We have updated the references regarding the AFHTL according to Referee 2’s suggestion, now citing Ref. 47-50 in the revised manuscript.
b) Page 8, the introductory paragraphs of Sec. 3.
We have expanded the discussion to justify the significance of the AKLT model and to explain the relevance of the $J_1$-$J_2$ Heisenberg model. This ensures that our readers understand the broader context and importance of these models in relation to our method.
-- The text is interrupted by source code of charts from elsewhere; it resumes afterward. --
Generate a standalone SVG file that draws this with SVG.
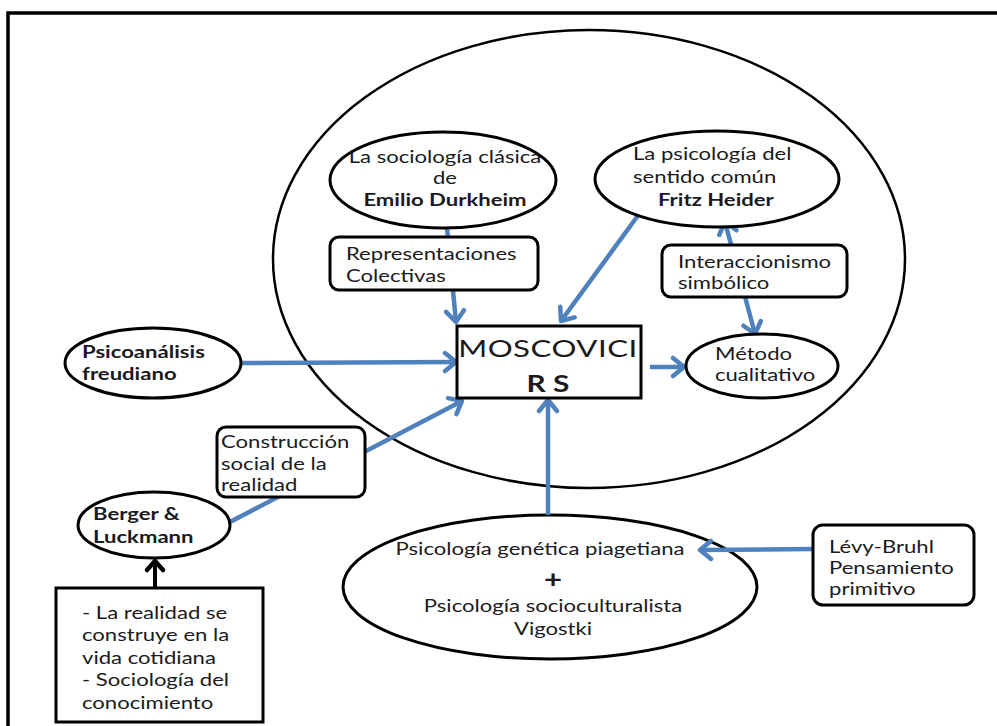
<svg xmlns="http://www.w3.org/2000/svg" width="997" height="726" viewBox="0 0 997 726">
<style>
.t{font-family:Lato,"Liberation Sans",sans-serif;font-size:17px;fill:#1a1a20}
.b{font-weight:bold}
.n{fill:#fff;stroke:#000;stroke-width:3}
.c{stroke:#4F81BD;stroke-width:4.5;fill:none}
</style>
<defs>
<marker id="ah" markerUnits="userSpaceOnUse" markerWidth="24" markerHeight="24" viewBox="0 0 24 24" refX="18" refY="12" orient="auto-start-reverse">
<path d="M7 3 L18 12 L7 21" fill="none" stroke="#4F81BD" stroke-width="4.5" stroke-linecap="round" stroke-linejoin="round"/>
</marker>
<marker id="ahk" markerUnits="userSpaceOnUse" markerWidth="24" markerHeight="24" viewBox="0 0 24 24" refX="18" refY="12" orient="auto">
<path d="M9 4 L18 12 L9 20" fill="none" stroke="#000" stroke-width="4.5" stroke-linecap="round" stroke-linejoin="round"/>
</marker>
</defs>
<rect width="997" height="726" fill="#fff"/>
<path d="M8 740 V13 H1010" fill="none" stroke="#000" stroke-width="3.5"/>
<ellipse cx="589" cy="259" rx="316" ry="229" fill="none" stroke="#000" stroke-width="2.5"/>
<g id="psicologia">
<ellipse class="n" cx="550" cy="587" rx="207" ry="72"/>
<text class="t" text-anchor="middle" transform="translate(540,0) scale(1.3,1)"><tspan x="0" y="555">Psicología genética piagetiana</tspan></text>
<text class="t b" text-anchor="middle" style="font-size:24px" transform="translate(553,0) scale(1.3,1)"><tspan x="0" y="588">+</tspan></text>
<text class="t" text-anchor="middle" transform="translate(553,0) scale(1.3,1)"><tspan x="0" y="612">Psicología socioculturalista</tspan><tspan x="0" y="635">Vigostki</tspan></text>
</g>
<g id="connectors">
<line class="c" x1="447" y1="228" x2="456" y2="322" marker-end="url(#ah)"/>
<line class="c" x1="642" y1="210" x2="561" y2="321" marker-end="url(#ah)"/>
<line class="c" x1="725" y1="222" x2="755" y2="334" marker-start="url(#ah)" marker-end="url(#ah)"/>
<line class="c" x1="650" y1="367" x2="684" y2="367" marker-end="url(#ah)"/>
<line class="c" x1="242" y1="363" x2="456" y2="362" marker-end="url(#ah)"/>
<line class="c" x1="228" y1="523" x2="462" y2="401" marker-end="url(#ah)"/>
<line class="c" x1="548" y1="515" x2="548" y2="400" marker-end="url(#ah)"/>
<line class="c" x1="813" y1="549" x2="700" y2="550" marker-end="url(#ah)"/>
<line x1="155" y1="588" x2="155" y2="561" stroke="#000" stroke-width="4" marker-end="url(#ahk)"/>
</g>
<g id="durkheim">
<ellipse class="n" cx="443" cy="180" rx="113" ry="48"/>
<text class="t" text-anchor="middle" transform="translate(445,0) scale(1.3,1)"><tspan x="0" y="163">La sociología clásica</tspan><tspan x="0" y="184">de</tspan><tspan x="0" y="206" class="b">Emilio Durkheim</tspan></text>
</g>
<g id="representaciones">
<rect class="n" x="330" y="237" width="208" height="53" rx="9"/>
<text class="t" transform="translate(346,0) scale(1.3,1)"><tspan x="0" y="260">Representaciones</tspan><tspan x="0" y="282">Colectivas</tspan></text>
</g>
<g id="heider">
<ellipse class="n" cx="717" cy="179" rx="122" ry="48"/>
<text class="t" transform="translate(633,0) scale(1.3,1)"><tspan x="0" y="160">La psicología del</tspan><tspan x="0" y="183">sentido común</tspan></text>
<text class="t b" transform="translate(658,0) scale(1.3,1)"><tspan x="0" y="206">Fritz Heider</tspan></text>
</g>
<g id="interaccionismo">
<rect class="n" x="662" y="245" width="185" height="52" rx="9"/>
<text class="t" transform="translate(678,0) scale(1.3,1)"><tspan x="0" y="268">Interaccionismo</tspan><tspan x="0" y="289">simbólico</tspan></text>
</g>
<g id="metodo">
<ellipse class="n" cx="762" cy="366" rx="76" ry="32"/>
<text class="t" transform="translate(715,0) scale(1.3,1)"><tspan x="0" y="360">Método</tspan><tspan x="0" y="381">cualitativo</tspan></text>
</g>
<g id="moscovici">
<rect class="n" x="457" y="326" width="184" height="72" stroke-width="3.5"/>
<text class="t" text-anchor="middle" style="font-size:24px;letter-spacing:0.4px" transform="translate(548,0) scale(1.3,1)"><tspan x="0" y="357">MOSCOVICI</tspan></text>
<text class="t b" text-anchor="middle" style="font-size:23px" transform="translate(548,0) scale(1.3,1)"><tspan x="0" y="392">R S</tspan></text>
</g>
<g id="psicoanalisis">
<ellipse class="n" cx="153" cy="363" rx="88" ry="35"/>
<text class="t b" transform="translate(82,0) scale(1.3,1)"><tspan x="0" y="358">Psicoanálisis</tspan><tspan x="0" y="380">freudiano</tspan></text>
</g>
<g id="construccion">
<rect class="n" x="217" y="427" width="148" height="70" rx="9"/>
<text class="t" transform="translate(221,0) scale(1.3,1)"><tspan x="0" y="448">Construcción</tspan><tspan x="0" y="470">social de la</tspan><tspan x="0" y="491">realidad</tspan></text>
</g>
<g id="berger">
<ellipse class="n" cx="154" cy="525" rx="76" ry="33"/>
<text class="t b" transform="translate(93,0) scale(1.3,1)"><tspan x="0" y="520">Berger &amp;</tspan><tspan x="0" y="543">Luckmann</tspan></text>
</g>
<g id="realidad">
<rect class="n" x="56" y="588" width="207" height="134"/>
<text class="t" transform="translate(82,0) scale(1.3,1)"><tspan x="0" y="619">- La realidad se</tspan><tspan x="0" y="641.5">construye en la</tspan><tspan x="0" y="664">vida cotidiana</tspan><tspan x="0" y="686.5">- Sociología del</tspan><tspan x="0" y="709">conocimiento</tspan></text>
</g>
<g id="levybruhl">
<rect class="n" x="813" y="525" width="161" height="80" rx="10"/>
<text class="t" transform="translate(829,0) scale(1.3,1)"><tspan x="0" y="553">Lévy-Bruhl</tspan><tspan x="0" y="574">Pensamiento</tspan><tspan x="0" y="595">primitivo</tspan></text>
</g>
</svg>
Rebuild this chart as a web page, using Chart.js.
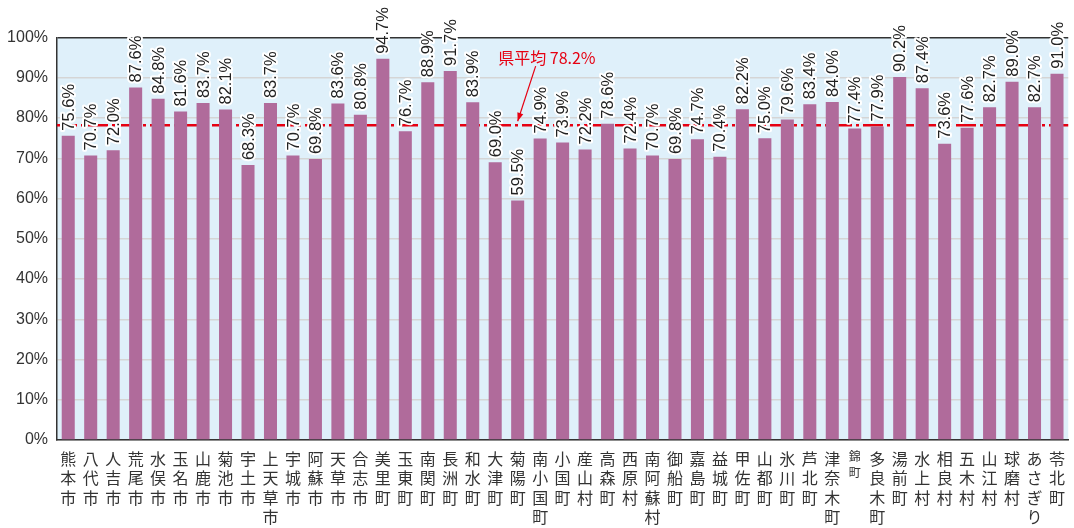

c) Page 9, third to the last paragraph.
We have revised statement concerning the ground state properties of the AKLT model as “The AKLT model is an exactly solvable system, showcasing non-trivial topological order. Notably, it features spin-1/2 (fractional to spin-1) edge states and exhibits a 4-fold degeneracy of the ground states for an open chain [43], which persists even for β < 1/3 deviating from its integrable point, provided the gap does not close [60, 68].”, where we have provided citations (Ref. 43, 60, 68) to support the statement. The statement about the nature of the ground states of the AKLT model has been made by AKLT in their original paper, here cited as Ref. 43. Moreover, it is important to recognize that the properties of these topological states do not depend on the special point of β = 1/3; instead, they persist within the range of 0 < β < 1/3, supporting the existence of topological ground states. This aspect justifies our choice of the AKLT model and ensures the generality of our discussions. The statement regarding the persistence of topological states can be found and is cited as Ref. 60 and 68.

6. We conducted a thorough review of the references and made necessary corrections to ensure accurate formatting of all chemical compounds, names of individuals, and model names. Specifically, we have overridden the default compilation bib style to rectify misprinted titles, such as "XXZ," and names like "Néel" in the titles, ensuring their proper formatting.